- The Washington Times - Tuesday, November 22, 2011


The nation’s economic distress and its housing woes are inextricably linked. The bursting of the housing bubble was one part - but only one part - of the 2008 financial crisis. As the economy continues to struggle to regain altitude and airspeed, the distress in housing is evident. Nearly 15 million mortgages are underwater (28.6 percent of all homeowners with a mortgage, according to Internet realty firm Zillow.com) with the aggregate negative equity hole in the vicinity of $700 billion.

What will fix the housing market? First and foremost, it will require more rapid economic growth. Faster growth will generate job and income growth, which will, in turn, alleviate the labor market and income losses that are the dominant cause of default and foreclosure. Improved growth also will translate the demographic demand for housing into real purchases of new and existing homes. As is well known, millions of young Americans have returned to their parents’ abodes - and neither generation likes it. Better economic opportunity would yield young adults confident enough to form households and purchase homes - and likely nearly double the current pace of housing starts.

Faster growth is the key and will require a new, disciplined policy approach that does not allow social engineering, a green agenda, union activism or class warfare to trump the need for a vibrant private sector. It would include real entitlement reform that would preserve the social safety net for the next generation and avoid an impending U.S. debt crisis. It would include pro-growth tax reform toward lower marginal rates and a broader base that improves U.S. competitiveness, enhances incentives for saving, investment and innovation, and eliminates the return to financial engineering. It would include a renewed commitment to multilateral trade agreements, both for their inherent virtues and as the only practical way to force China onto a level global playing field. It also would include reformed, efficient infrastructure strategies for transportation, energy and communications.

It also would ignore the competing narrative developing about housing recovery and economic growth. That narrative follows these lines: (a) Underwater mortgages are the driving force behind foreclosures and housing-market distress; (b) principal reduction - notably the negotiations between mortgage servicers and the state attorneys general - is, accordingly, the best route to housing-market recovery; and (c) housing-market recovery is the necessary prerequisite for broader economic growth.
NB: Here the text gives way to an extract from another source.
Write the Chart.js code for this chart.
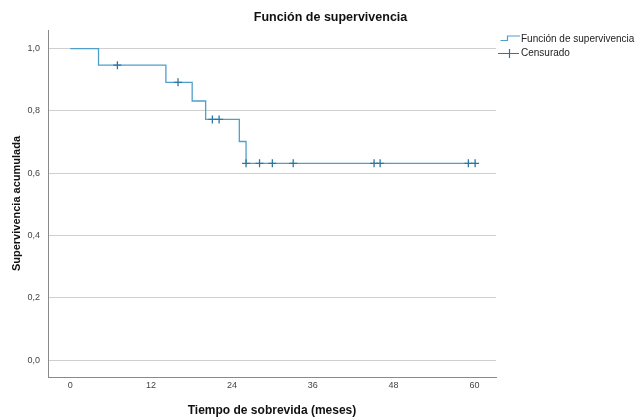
<!DOCTYPE html>
<html lang="es">
<head>
<meta charset="UTF-8">
<title>Función de supervivencia</title>
<script src="https://cdn.jsdelivr.net/npm/chart.js"></script>
<style>
  html, body { margin: 0; padding: 0; background: #fff; }
  #wrap { width: 635px; height: 418px; }
</style>
</head>
<body>
<div id="wrap"><canvas id="kmChart" width="635" height="418"></canvas></div>
<script>
// Kaplan-Meier steps (meses / supervivencia acumulada)
const stepTimes = [0, 4.2, 14.2, 18.1, 20.1, 25.1, 26.1, 60.3];
const stepSurv  = [1.0, 0.947, 0.892, 0.832, 0.773, 0.702, 0.632, 0.632];
// censored cases (meses)
const censorTimes = [7, 16, 21.1, 22.1, 26.1, 28.1, 30, 33.1, 45.1, 46, 59.1, 60.1];
const xTicks = [0, 12, 24, 36, 48, 60];
const yTicks = [0, 0.2, 0.4, 0.6, 0.8, 1.0];

const lineColor = '#4f9fcb';
const markColor = '#2c779f';

// survival value of the step curve at time t
function survAt(t) {
  let s = stepSurv[0];
  for (let i = 0; i < stepTimes.length; i++) {
    if (stepTimes[i] <= t) s = stepSurv[i];
  }
  return s;
}

// small legend glyphs like the SPSS ones
function stepIcon() {
  const c = document.createElement('canvas');
  c.width = 28; c.height = 14;
  const g = c.getContext('2d');
  g.strokeStyle = lineColor;
  g.lineWidth = 1.2;
  g.beginPath();
  g.moveTo(6.5, 8.5); g.lineTo(13.5, 8.5); g.lineTo(13.5, 4); g.lineTo(26, 4);
  g.stroke();
  return c;
}
function crossIcon() {
  const c = document.createElement('canvas');
  c.width = 28; c.height = 14;
  const g = c.getContext('2d');
  g.strokeStyle = markColor;
  g.lineWidth = 1.2;
  g.beginPath();
  g.moveTo(4, 7.5); g.lineTo(25, 7.5);
  g.moveTo(15.5, 3); g.lineTo(15.5, 12);
  g.stroke();
  return c;
}

// SPSS puts the title a bit right of the page centre
const titleShift = {
  id: 'titleShift',
  afterLayout(chart) {
    if (chart.titleBlock) chart.titleBlock.left = 26;
  }
};

const ctx = document.getElementById('kmChart').getContext('2d');
const font = "Arial, 'Liberation Sans', sans-serif";

const chart = new Chart(ctx, {
  type: 'line',
  data: {
    datasets: [{
      label: 'Función de supervivencia',
      data: stepTimes.map((t, i) => ({ x: t, y: stepSurv[i] })),
      borderColor: lineColor,
      borderWidth: 1.3,
      stepped: true,
      pointRadius: 0,
      fill: false,
      order: 2
    }, {
      label: 'Censurado',
      data: censorTimes.map(t => ({ x: t, y: survAt(t) })),
      showLine: false,
      pointStyle: 'cross',
      pointRadius: 4,
      pointBorderWidth: 1.3,
      borderColor: markColor,
      backgroundColor: markColor,
      order: 1
    }]
  },
  options: {
    responsive: false,
    animation: false,
    layout: { padding: 0 },
    plugins: {
      title: {
        display: true,
        text: 'Función de supervivencia',
        color: '#111',
        font: { family: font, size: 12.5, weight: 'bold' },
        padding: { top: 10, bottom: 5 }
      },
      legend: {
        position: 'right',
        align: 'start',
        fullSize: false,
        maxWidth: 139,
        labels: {
          color: '#222',
          font: { family: font, size: 10 },
          usePointStyle: true,
          pointStyleWidth: 16,
          boxHeight: 10,
          padding: 4,
          generateLabels: () => [
            { text: 'Función de supervivencia', pointStyle: stepIcon(), fontColor: '#222', lineWidth: 0, hidden: false, datasetIndex: 0 },
            { text: 'Censurado', pointStyle: crossIcon(), fontColor: '#222', lineWidth: 0, hidden: false, datasetIndex: 1 }
          ]
        }
      },
      tooltip: { enabled: false }
    },
    scales: {
      x: {
        type: 'linear',
        min: -3.3,
        max: 63.2,
        afterBuildTicks: s => { s.ticks = xTicks.map(v => ({ value: v })); },
        afterFit: s => { s.height = 41; },
        grid: { display: false, drawTicks: false },
        border: { display: true, color: '#8a8a8a', width: 1 },
        ticks: {
          padding: 3,
          color: '#444',
          font: { family: font, size: 9 }
        },
        title: {
          display: true,
          text: 'Tiempo de sobrevida (meses)',
          color: '#111',
          font: { family: font, size: 12, weight: 'bold' },
          padding: { top: 0, bottom: 0 }
        }
      },
      y: {
        min: -0.054,
        max: 1.06,
        afterBuildTicks: s => { s.ticks = yTicks.map(v => ({ value: v })); },
        afterFit: s => { s.width = 48; },
        grid: { color: '#cfcfcf', lineWidth: 1, drawTicks: false },
        border: { display: true, color: '#8a8a8a', width: 1 },
        ticks: {
          padding: 8,
          color: '#444',
          font: { family: font, size: 9 },
          callback: v => v.toFixed(1).replace('.', ',')
        },
        title: {
          display: true,
          text: 'Supervivencia acumulada',
          color: '#111',
          font: { family: font, size: 11, weight: 'bold' },
          padding: { top: 10, bottom: 0 }
        }
      }
    }
  },
  plugins: [titleShift]
});
</script>
</body>
</html>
This line of reasoning is embedded in recent writings by New York Times columnist Joe Nocera and Reuters blogger Felix Salmon.
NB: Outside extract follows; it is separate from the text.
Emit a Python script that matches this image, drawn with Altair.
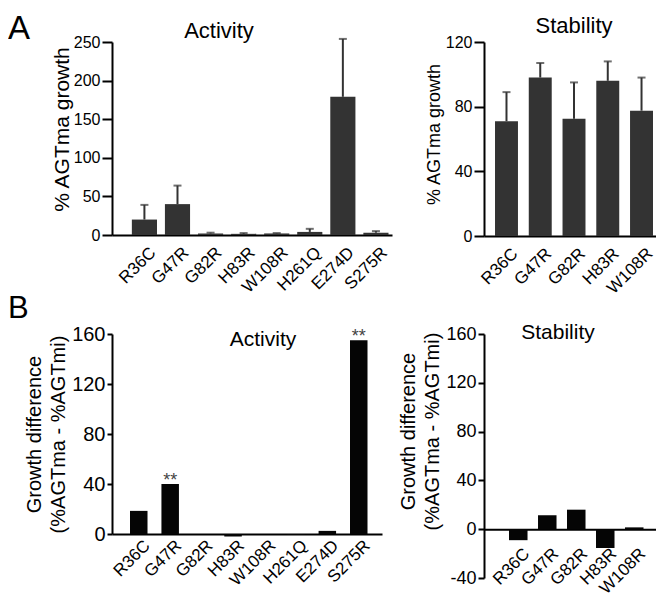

The argument gets off on the wrong foot by misdiagnosing the source of foreclosures. My reading of the evidence on foreclosures is that “strategic default” - tossing the keys on the kitchen counter and walking away when underwater - is not the driving force in foreclosures. It does happen, but in a minority of cases. Instead, the most important factor is the cash-flow position of the family. If the cash keeps coming in and the mortgage payments don’t change, fine. If there is a sharp reset in mortgage payments, problems arise. If one or both earners face job loss or wage cuts, problems arise. Getting the foreclosure diagnosis wrong leads one to underestimate the importance of faster growth.

Worse, even if strategic defaults were driving the foreclosure mess, the focus on attorneys general negotiating principal reductions is completely misplaced. Most public reports place the size of the possible reductions in the range of $20 billion to $25 billion. As noted above, the size of the negative equity hole in underwater mortgages is slightly south of $1 trillion. Principal reductions of $25 billion do nothing. That aside, a settlement at least would bring some much-needed certainty to one of the factors forestalling the inevitable and necessary housing adjustment.

Finally, the counternarrative argues that until you fix the housing market, you cannot get faster economic growth. This tempts policymakers into continued, counterproductive meddling in housing and mortgage markets.

Narratives can have a powerful impact on policy. The emerging housing-market narrative is misleading and runs the risk of distorting the needed policy mix. Economic growth and the housing market both will benefit from a ruthless focus on the former and less activism in the latter.

Douglas Holtz-Eakin, former director of the Congressional Budget Office, is president of the American Action Forum.